I will discuss some of the recent work carried out at the BASE experiment at CERN, including new precision tests of fundamental symmetries and dark matter searches, and give an outlook of our future plans. 

BASE pushes the precision frontier by comparing the properties of antiprotons to protons with word-leading precision. Using a cryogenic Penning trap, we have conducted the most precise measurement of the proton-to-antiproton charge-to-mass ratio with a fractional uncertainty of 16 p.p.t. [1]. In other measurements, the collaboration measured the proton [2] and antiproton [3] magnetic moments, improving the precision of previous magnetic moment based tests of the fundamental CPT invariance [4] by more than a factor of 3000.

The ultra-sensitive methods necessary to perform measurements at this level of precision open up many possibilities for new physics searches, and in particular searches at the cosmic frontier for dark matter.
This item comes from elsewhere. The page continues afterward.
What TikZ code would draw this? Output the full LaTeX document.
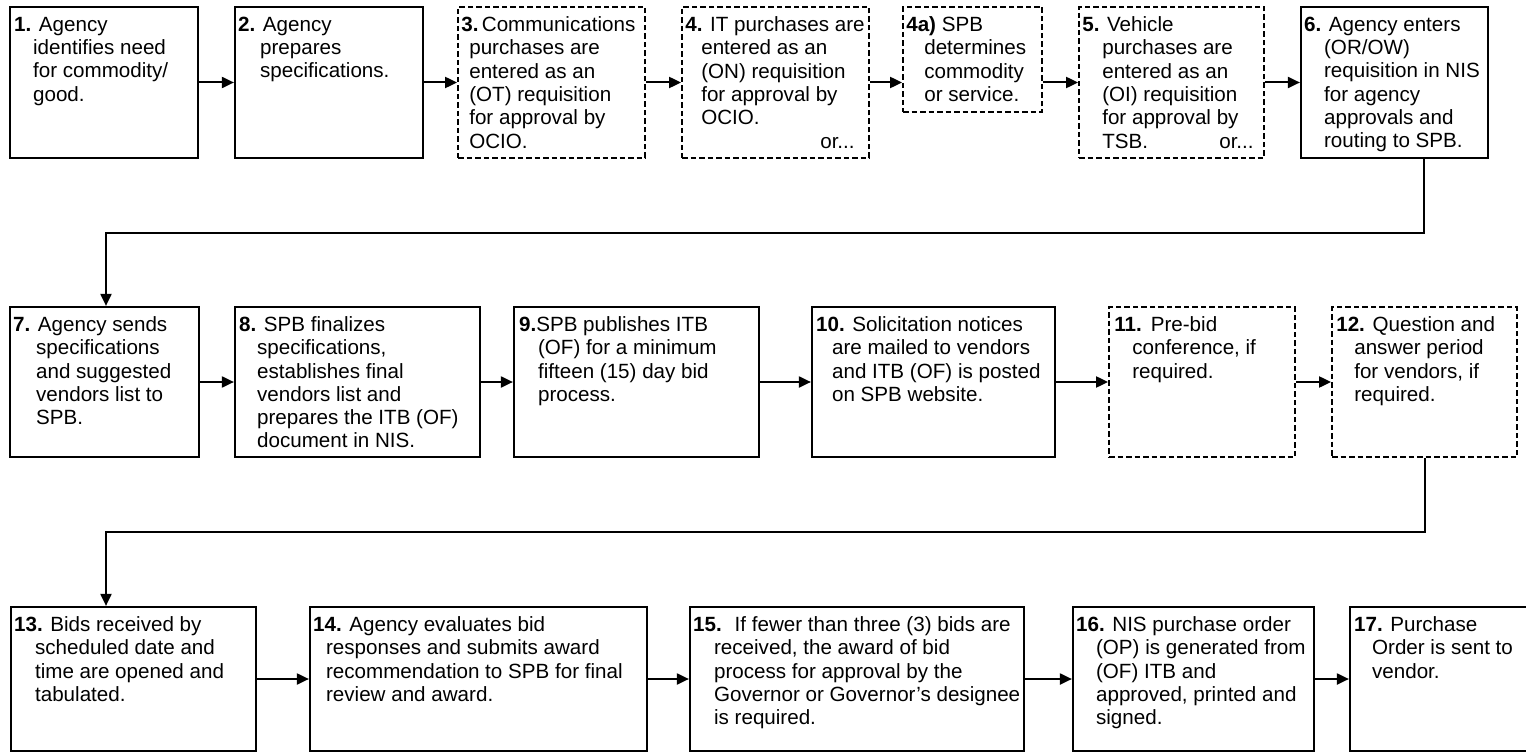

In one analysis, BASE constrained the interactions between antiprotons with axion-like particles (ALPs) [5]. In another work [6], we investigated the noise spectrum of our image current detection circuits fixed-frequency resonant circuit for peaks caused by axion-to-photon conversion in the strong magnetic field of the Penning trap magnet. Our analysis using a fixed-frequency detector constrained the ALP-photon coupling to be gaγ<1×10−11 GeV−1 for ALPs with masses around 2.7906-2.7914 neV, and we have recently built a frequency tunable device to cover >2000 times broader mass range at improved sensitivity. Using our experience building high-Q resonant detectors, we are launching a new dedicated axion search project, BASE-CDM, to further investigate ALPs in the neV mass range.

[1] M. J. Borchert et al., Nature 601, 35 (2022).

[2] G. Schneider et al., Science 358, 1081 (2017).

[3] C. Smorra et al., Nature 550, 371 (2017).

[4] J. DiSciacca et al., Phys. Rev. Lett. 110, 130801 (2013).

[5] C. Smorra et al., Nature 575, 310 (2019).

[6] J. A. Devlin et al., Phys. Rev. Lett., accepted (2021).